佟大伯和佟三大会在家久一点,然后一家接着一家的吃饭喝酒,我爸因为走了,就拿我顶位子。经常一天喝几顿。

然后昏着头脑睡上两天便就也回到江宁。

每年都是这样。

几年后赛哥开始工作了,后来我也工作了。老怀和老衢中学后都去了外地上学。

夏天的时候,赛哥和我没有暑假了,老怀会干一些兼职,老衢会到姐姐家一段时间。

家中没有人了。

老爹老奶上了八十的年纪,只有过年时能看到我们。但是佟四爷有时过年也不回去了,佟二大提前到初四五就走了,然后佟三大也走了。佟大伯上了年纪,呆在家中照看一切。

我还是在年三十的时候到家,老怀老衢还是在堂屋等我。

大姐已经嫁人了,便不能来了。我们去喊向前大哥,和赛哥。

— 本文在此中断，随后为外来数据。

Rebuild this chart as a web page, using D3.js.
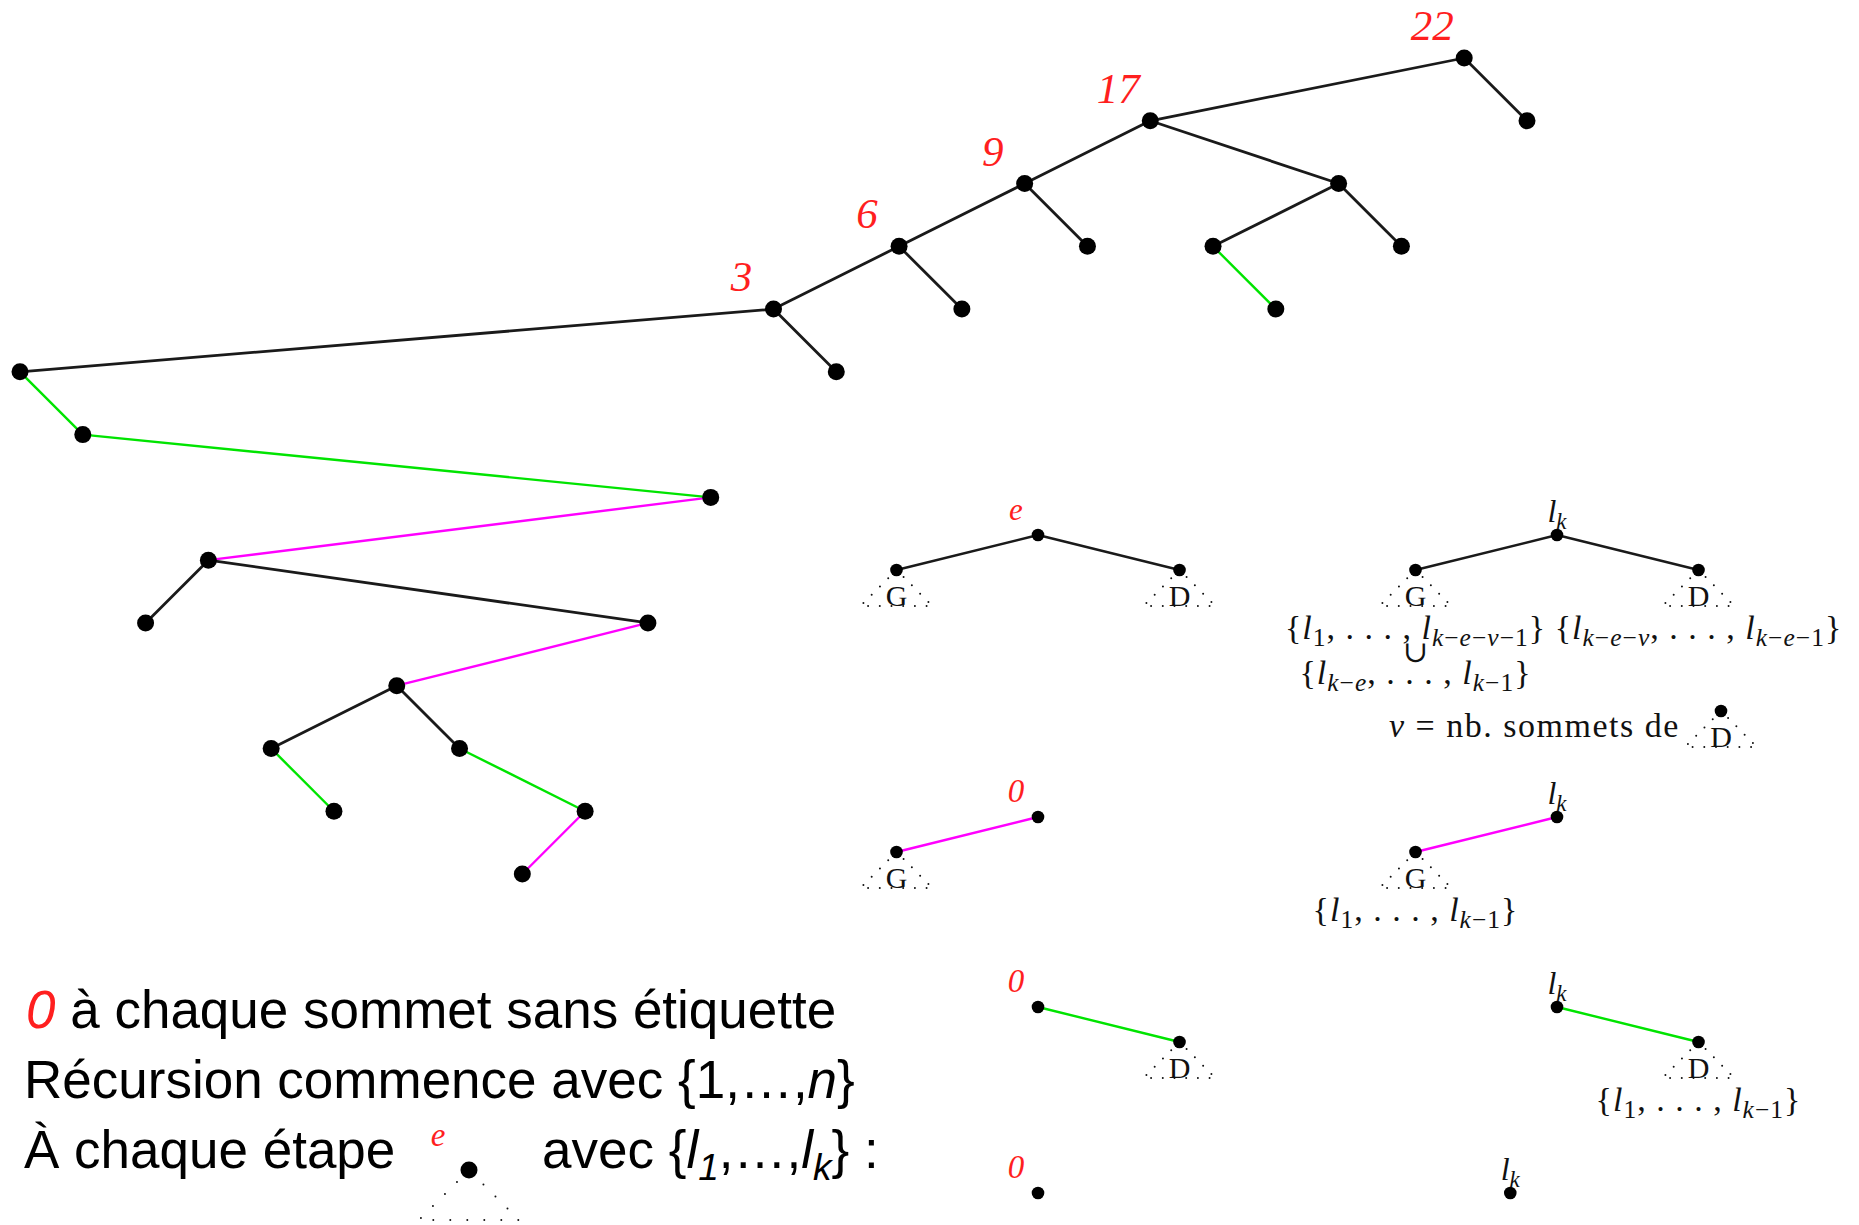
<!doctype html>
<html lang="fr">
<head>
<meta charset="utf-8">
<script src="https://cdn.jsdelivr.net/npm/d3@7"></script>
<style>
	body{
		padding:0px;
		margin:0px;
		background:#fff;
	}
</style>
</head>
<body>
<svg id="chart"></svg>
<script>
	// main tree : one entry per node, nodes in in-order position
	var treeDepth  = [5,6,9,8,11,12,10,11,13,12,9,7,4,5,3,4,2,3,1,3,4,2,3,0,1];
	var treeParent = [12,0,3,11,6,4,10,6,9,7,3,1,14,12,16,14,18,16,23,21,19,18,21,-1,23];
	var treeEdge   = ["n","g","n","m","n","g","m","n","m","g","n","g","n","n","n","n","n","n","n","n","g","n","n","","n"];
	var treeLabel  = ["","","","","","","","","","","","","3","","6","","9","","17","","","","","22",""];

	// small schemas on the right
	var schemaLabel = ["e","l_k","0","l_k","0","l_k","0","l_k"];
	var schemaCol   = [0,1,0,1,0,1,0,0.91];
	var schemaRow   = [0,0,1,1,2,2,3,3];
	var schemaKids  = ["GD","GD","G","G","D","D","",""];
	var schemaEdge  = ["n","n","m","m","g","g","",""];

	// label sets written under the subtrees
	var setSchema = [1,1,1,3,5];
	var setSide   = ["G","G","D","G","D"];
	var setLine   = [0,1,0,0,0];
	var setText   = ["{l_1, . . . , l_{k−e−v−1}}","{l_{k−e}, . . . , l_{k−1}}","{l_{k−e−v}, . . . , l_{k−e−1}}","{l_1, . . . , l_{k−1}}","{l_1, . . . , l_{k−1}}"];

	// text lines bottom left
	var noteLines = [" à chaque sommet sans étiquette","Récursion commence avec {1,…,n}","À chaque étape"];
	var noteTail  = "avec {l_1,…,l_k} :";

	var W = 1859, H = 1225;
	var serif = "'Liberation Serif','DejaVu Serif',serif";
	var sans = "'Liberation Sans',Arial,sans-serif";
	var red = "#ff1f1f";

	var edgeColor = d3.scaleOrdinal().domain(["n","g","m"]).range(["#1a1a1a","#00e400","#ff00ff"]);

	var svg = d3.select("#chart").attr("width",W).attr("height",H);
	svg.append("rect").attr("width",W).attr("height",H).attr("fill","#fff");

	//write a string with _x / _{..} subscripts, letters in italic
	function mathText(t, s, size, subItalic, subScale){
		subScale = subScale || 0.7;
		var segs = [], i = 0;
		while(i < s.length){
			if(s[i] == "_"){
				var body;
				if(s[i+1] == "{"){
					var j = s.indexOf("}", i);
					body = s.slice(i+2, j);
					i = j+1;
				}else{
					body = s[i+1];
					i += 2;
				}
				segs.push({t:body, sub:true});
			}else{
				var k = i;
				while(k < s.length && s[k] != "_") k++;
				segs.push({t:s.slice(i,k), sub:false});
				i = k;
			}
		}
		var shift = size*0.22, inSub = false;
		segs.forEach(function(sg){
			var parts = sg.t.split(/([a-zA-Z]+)/).filter(function(p){return p.length>0;});
			parts.forEach(function(p, n){
				var ts = t.append("tspan").text(p)
					.attr("font-size", sg.sub ? size*subScale : size)
					.attr("font-style", (/[a-zA-Z]/.test(p) || (sg.sub && subItalic)) ? "italic" : "normal");
				if(n == 0 && sg.sub && !inSub) ts.attr("dy", shift);
				if(n == 0 && !sg.sub && inSub) ts.attr("dy", -shift);
			});
			inSub = sg.sub;
		});
		return t;
	}

	//dotted triangle below a node
	function dottedTri(g, cx, cy, h, w, gap, letter){
		g.append("path")
			.attr("d", "M"+cx+","+cy+"L"+(cx-w)+","+(cy+h)+"L"+(cx+w)+","+(cy+h)+"Z")
			.attr("fill","none")
			.attr("stroke","#111")
			.attr("stroke-width",2)
			.attr("stroke-linecap","round")
			.attr("stroke-dasharray","0,"+gap);
		if(letter){
			g.append("text")
				.attr("x",cx).attr("y",cy+h)
				.attr("text-anchor","middle")
				.attr("font-family",serif)
				.attr("font-size",30)
				.attr("fill","#111")
				.text(letter);
		}
	}

	//main tree
	var xScale = d3.scaleLinear().domain([0,24]).range([20,1527]);
	var yScale = d3.scaleLinear().domain([0,13]).range([58,874]);
	var tree = svg.append("g");
	for(var i=0;i<treeDepth.length;i++){
		var p = treeParent[i];
		if(p < 0) continue;
		tree.append("line")
			.attr("x1",xScale(p)).attr("y1",yScale(treeDepth[p]))
			.attr("x2",xScale(i)).attr("y2",yScale(treeDepth[i]))
			.style("stroke",edgeColor(treeEdge[i]))
			.style("stroke-width", treeEdge[i]=="n" ? 2.8 : 2.4);
	}
	tree.selectAll("circle").data(treeDepth).enter().append("circle")
		.attr("cx",function(d,i){return xScale(i);})
		.attr("cy",function(d){return yScale(d);})
		.attr("r",8.5)
		.attr("fill","#000");
	tree.selectAll("text").data(treeLabel).enter().append("text")
		.attr("x",function(d,i){return xScale(i)-32;})
		.attr("y",function(d,i){return yScale(treeDepth[i])-18;})
		.attr("text-anchor","middle")
		.attr("font-family",serif)
		.attr("font-style","italic")
		.attr("font-size",43)
		.attr("fill",red)
		.text(function(d){return d;});

	//schemas
	var colX = d3.scaleLinear().domain([0,1]).range([1038,1557]);
	var rowY = d3.scaleOrdinal().domain([0,1,2,3]).range([535,817,1007,1193]);
	var kidDx = 141.5, kidDy = 35;
	var sch = svg.append("g");
	var kidPos = [];
	for(var i=0;i<schemaLabel.length;i++){
		var cx = colX(schemaCol[i]), cy = rowY(schemaRow[i]);
		kidPos.push({});
		for(var c=0;c<schemaKids[i].length;c++){
			var side = schemaKids[i][c];
			var kx = cx + (side=="G" ? -kidDx : kidDx), ky = cy + kidDy;
			kidPos[i][side] = [kx,ky];
			sch.append("line")
				.attr("x1",cx).attr("y1",cy).attr("x2",kx).attr("y2",ky)
				.style("stroke",edgeColor(schemaEdge[i]))
				.style("stroke-width",2.4);
			dottedTri(sch, kx, ky, 36, 36, 11.7, side);
			sch.append("circle").attr("cx",kx).attr("cy",ky).attr("r",6.3).attr("fill","#000");
		}
		sch.append("circle").attr("cx",cx).attr("cy",cy).attr("r",6.3).attr("fill","#000");
		var lab = schemaLabel[i];
		if(lab == "l_k"){
			mathText(sch.append("text")
				.attr("x",cx).attr("y",cy-13)
				.attr("text-anchor","middle")
				.attr("font-family",serif)
				.attr("fill","#111"), lab, 32, false, 0.72);
		}else{
			sch.append("text")
				.attr("x",cx-22).attr("y",cy-15)
				.attr("text-anchor","middle")
				.attr("font-family",serif)
				.attr("font-style","italic")
				.attr("font-size",lab=="0" ? 33 : 31)
				.attr("fill",red)
				.text(lab);
		}
	}

	//sets under subtrees
	for(var i=0;i<setText.length;i++){
		var kp = kidPos[setSchema[i]][setSide[i]];
		mathText(sch.append("text")
			.attr("x",kp[0]).attr("y",kp[1]+69+setLine[i]*45)
			.attr("text-anchor","middle")
			.attr("font-family",serif)
			.attr("letter-spacing",1)
			.attr("fill","#111"), setText[i], 34, false, 0.75);
	}
	var gk = kidPos[1]["G"];
	sch.append("text")
		.attr("x",gk[0]).attr("y",gk[1]+92)
		.attr("text-anchor","middle")
		.attr("font-family",serif)
		.attr("font-size",30)
		.attr("fill","#111")
		.text("∪");

	//v = nb. sommets de (D)
	var vx = colX(1), vy = rowY(0);
	var vt = sch.append("text")
		.attr("x",vx-168).attr("y",vy+202)
		.attr("font-family",serif)
		.attr("font-size",34)
		.attr("letter-spacing",1.5)
		.attr("fill","#111");
	vt.append("tspan").attr("font-style","italic").text("v");
	vt.append("tspan").text(" = nb. sommets de");
	dottedTri(sch, vx+164, vy+176, 36, 36, 11.7, "D");
	sch.append("circle").attr("cx",vx+164).attr("cy",vy+176).attr("r",6.3).attr("fill","#000");

	//notes bottom left
	var noteY = d3.scaleLinear().domain([0,2]).range([1028,1168]);
	var notes = svg.append("g").attr("font-family",sans).attr("font-size",53).attr("fill","#000");
	var t0 = notes.append("text").attr("x",26).attr("y",noteY(0));
	t0.append("tspan").attr("fill",red).attr("font-style","italic").text("0");
	t0.append("tspan").text(noteLines[0]);
	var t1 = notes.append("text").attr("x",24).attr("y",noteY(1));
	mathText(t1, noteLines[1], 53, true);
	t1.selectAll("tspan").filter(function(){return this.textContent != "n";}).attr("font-style","normal");
	notes.append("text").attr("x",24).attr("y",noteY(2)).text(noteLines[2]);
	var t2 = notes.append("text").attr("x",542).attr("y",noteY(2));
	mathText(t2, noteTail, 53, true);
	t2.select("tspan").attr("font-style","normal");

	// mini tree in the text
	var mx = 469, my = 1170;
	dottedTri(notes, mx, my, 50, 50, 17, "");
	notes.append("circle").attr("cx",mx).attr("cy",my).attr("r",8.5).attr("fill","#000");
	notes.append("text")
		.attr("x",mx-31).attr("y",my-24)
		.attr("text-anchor","middle")
		.attr("font-family",serif)
		.attr("font-style","italic")
		.attr("font-size",33)
		.attr("fill",red)
		.text("e");
</script>
</body>
</html>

向前大哥手里牵着泰郎,泰郎是太爷的第四代子孙,也是长玄孙。

他看着我笑,说认识我。说我是他在南京的叔叔。

年后没几天,我就说要走。奶奶反问怎么不多过几天呢?然后不等我回答就去默默的去给我收拾东西。问我要不要带她腌制的菜肉。我说不要,可最后还是满满的一皮箱。每年如此。

临行的前一晚,我嘱托他们不要省用,等到五月份天气变暖到南京过一段时间。

他们却自责的说,都是因为当初没能带我才让我到南京去,孤孤默默的一个人。不然也能和少怀,少民在一起了。

次日,奶奶极早的起床,给我做了些早饭,说吃点暖和。

我提着行李,来到过道屋的东房,隔着门说:老爹,我走了。

爷爷躺在床上说:少东,你走啦。明年早点回来哦,叫你爸也回来。

我嗯了一声,推开大门。走下台阶后转向东走,隔着窗户又说:“老爹,我走了。你在家注意身体。”

“哦,走吧.....”

我明显的感觉到他声音的颤抖,忍不住的流了泪。强忍着回头看了一眼奶奶。

她站在门口,扶着门向我挥了挥手说:“走吧”。高大的铁门将她的腰映衬的更弯。

“回去吧...”我说。

佟大伯家的小白狗一直跟在我的脚后,它也能够看得出我这是真的走了。

许久之后还是没有听到奶奶关门的声音,我知道她在看我。

不知道在这昏蒙的天气下,她能看我走到多远。

完。

佟道达

2013年6月24日 20:24:38始,

2013年6月28日 02:06:55 全篇,完。